Abernathy was responsible for the 1955 Montgomery, Alabama bus boycott’s business plan, the Post notes. Her husband, Ralph Abernathy, was seen as one of Rev. Dr. Martin Luther King Jr.’s closest allies.
On Sunday (Sept. 22), Dr. Clyburn’s funeral was held and attended by presidential hopefuls Sen. Kamala Harris and Sen. Elizabeth Warren. In a statement to the Washington Times, House Speaker Nancy Pelosi shared profound words about Clyburn’s professionalism and personality. “We all loved her so much. She was not only a gentle lady. She was a strategic thinker.”
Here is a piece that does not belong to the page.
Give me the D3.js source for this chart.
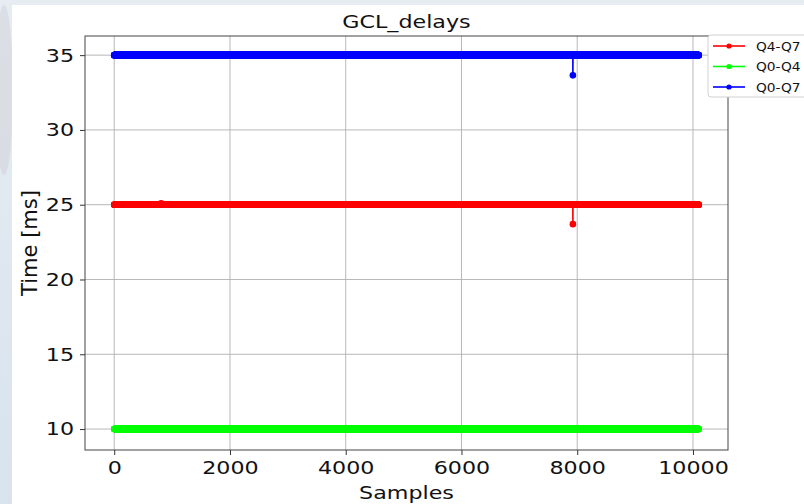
<!DOCTYPE html>
<html><head><meta charset="utf-8">
<script src="https://cdn.jsdelivr.net/npm/d3@7"></script>
<style>html,body{margin:0;padding:0;overflow:hidden;background:#fff}svg{display:block}text{font-family:"DejaVu Sans",sans-serif;fill:#111}
.sx{transform-box:fill-box;transform-origin:center;transform:scaleX(1.2)}
.sxr{transform-box:fill-box;transform-origin:right center;transform:scaleX(1.2)}
.sxl{transform-box:fill-box;transform-origin:left center;transform:scaleX(1.06)}
</style>
</head><body><svg id="c" width="804" height="504"></svg>
<script>
// ---- data ----
const chartTitle = "GCL_delays";
const xLabel = "Samples";
const yLabel = "Time [ms]";
const seriesNames = ["Q4-Q7", "Q0-Q4", "Q0-Q7"];
const seriesColors = ["#ff0000", "#00ff00", "#0000ff"];
const sampleCount = 10100;              // number of samples per series
const baseValues = [25.0, 10.0, 35.0];  // steady value of each series
// isolated deviations: [sample index, value]
const q47Deviations = [[810, 25.1], [7925, 23.7]];
const q04Deviations = [[810, 9.95], [880, 10.05]];
const q07Deviations = [[7925, 33.65]];
const xTicks = [0, 2000, 4000, 6000, 8000, 10000];
const yTicks = [10, 15, 20, 25, 30, 35];

const deviations = [q47Deviations, q04Deviations, q07Deviations];
const series = seriesNames.map((name, k) => {
  const vals = new Array(sampleCount).fill(baseValues[k]);
  deviations[k].forEach(([i, v]) => { vals[i] = v; });
  return {name, color: seriesColors[k], values: vals};
});

// ---- layout ----
const svg = d3.select("#c");
const W = 804, H = 504;
const m = {left: 85, right: 728, top: 36, bottom: 450};

// background (screenshot surroundings)
const defs = svg.append("defs");
const g1 = defs.append("linearGradient").attr("id", "bg").attr("x1", 0).attr("y1", 0).attr("x2", 0).attr("y2", 1);
g1.append("stop").attr("offset", "0%").attr("stop-color", "#e6ecf2");
g1.append("stop").attr("offset", "100%").attr("stop-color", "#d8e3ee");
svg.append("rect").attr("width", W).attr("height", H).attr("fill", "url(#bg)");
svg.append("ellipse").attr("cx", 4).attr("cy", 90).attr("rx", 9).attr("ry", 85).attr("fill", "#d3d6da").attr("opacity", 0.6);
svg.append("rect").attr("x", 12).attr("y", 5).attr("width", W - 12).attr("height", H - 5).attr("fill", "#fff");

const x = d3.scaleLinear().domain([-505, 10605]).range([m.left, m.right]);
const y = d3.scaleLinear().domain([8.6, 36.28]).range([m.bottom, m.top]);

// grid
const grid = svg.append("g");
xTicks.forEach(t => grid.append("line").attr("x1", x(t)).attr("x2", x(t)).attr("y1", m.top).attr("y2", m.bottom).attr("stroke", "#b0b0b0").attr("stroke-width", 0.9));
yTicks.forEach(t => grid.append("line").attr("y1", y(t)).attr("y2", y(t)).attr("x1", m.left).attr("x2", m.right).attr("stroke", "#b0b0b0").attr("stroke-width", 0.9));

// series
const clip = defs.append("clipPath").attr("id", "pc");
clip.append("rect").attr("x", m.left).attr("y", m.top).attr("width", m.right - m.left).attr("height", m.bottom - m.top);
const plot = svg.append("g").attr("clip-path", "url(#pc)");
const line = d3.line().x((d, i) => x(i)).y(d => y(d));
series.forEach(s => {
  const g = plot.append("g");
  g.append("path").attr("d", line(s.values)).attr("fill", "none").attr("stroke", s.color).attr("stroke-width", 1.6);
  g.selectAll("circle").data(s.values).join("circle")
    .attr("cx", (d, i) => x(i)).attr("cy", d => y(d)).attr("r", 3.3).attr("fill", s.color);
});

// axes
const xAxis = svg.append("g").attr("transform", `translate(0,${m.bottom})`)
  .call(d3.axisBottom(x).tickValues(xTicks).tickSize(5).tickPadding(6).tickFormat(d3.format("d")));
const yAxis = svg.append("g").attr("transform", `translate(${m.left},0)`)
  .call(d3.axisLeft(y).tickValues(yTicks).tickSize(5).tickPadding(6).tickFormat(d3.format("d")));
[xAxis, yAxis].forEach(a => {
  a.select(".domain").remove();
  a.selectAll(".tick line").attr("stroke", "#333");
  a.selectAll(".tick text").attr("font-size", 18.5).attr("fill", "#111").style("font-family", "DejaVu Sans");
});
xAxis.selectAll(".tick text").attr("dy", "0.71em").attr("class", "sx");
yAxis.selectAll(".tick text").attr("class", "sxr");
svg.append("rect").attr("x", m.left).attr("y", m.top).attr("width", m.right - m.left).attr("height", m.bottom - m.top)
  .attr("fill", "none").attr("stroke", "#444").attr("stroke-width", 1);

// labels
svg.append("text").attr("class", "sx").attr("x", (m.left + m.right) / 2).attr("y", 28).attr("text-anchor", "middle").attr("font-size", 18.5).text(chartTitle);
svg.append("text").attr("class", "sx").attr("x", (m.left + m.right) / 2).attr("y", 499).attr("text-anchor", "middle").attr("font-size", 18.5).text(xLabel);
svg.append("text").attr("transform", `translate(37,${(m.top + m.bottom) / 2}) rotate(-90)`).attr("text-anchor", "middle").attr("font-size", 21).text(yLabel);

// legend
const lg = svg.append("g");
lg.append("rect").attr("x", 708).attr("y", 35).attr("width", 110).attr("height", 62).attr("rx", 3)
  .attr("fill", "#fff").attr("stroke", "#d0d0d0").attr("stroke-width", 1);
series.forEach((s, k) => {
  const yy = 46 + k * 20.5;
  lg.append("line").attr("x1", 713).attr("x2", 745).attr("y1", yy).attr("y2", yy).attr("stroke", s.color).attr("stroke-width", 1.6);
  lg.append("circle").attr("cx", 729).attr("cy", yy).attr("r", 2.6).attr("fill", s.color);
  lg.append("text").attr("class", "sxl").attr("x", 756).attr("y", yy + 5).attr("font-size", 13).text(s.name);
});
</script></body></html>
In a statement published by CNN, Abernathy’s family praised the matriarch for her unwithering fight for equality. “Despite continued daily death threats against her family, she attended major mass meetings, taught voter education classes, hosted and housed Freedom Riders, and marched on Washington in 1963,” the statement outlines. “She fought for the mass integration of southern public school systems and lobbied for African-Americans and other people of color to have the right to attend the Metropolitan Opera in the South.”
Both activists made it their mission to enhance the quality of life for black people in the United States from housing conditions in Chicago in the late-60s to desegregating schools in the South.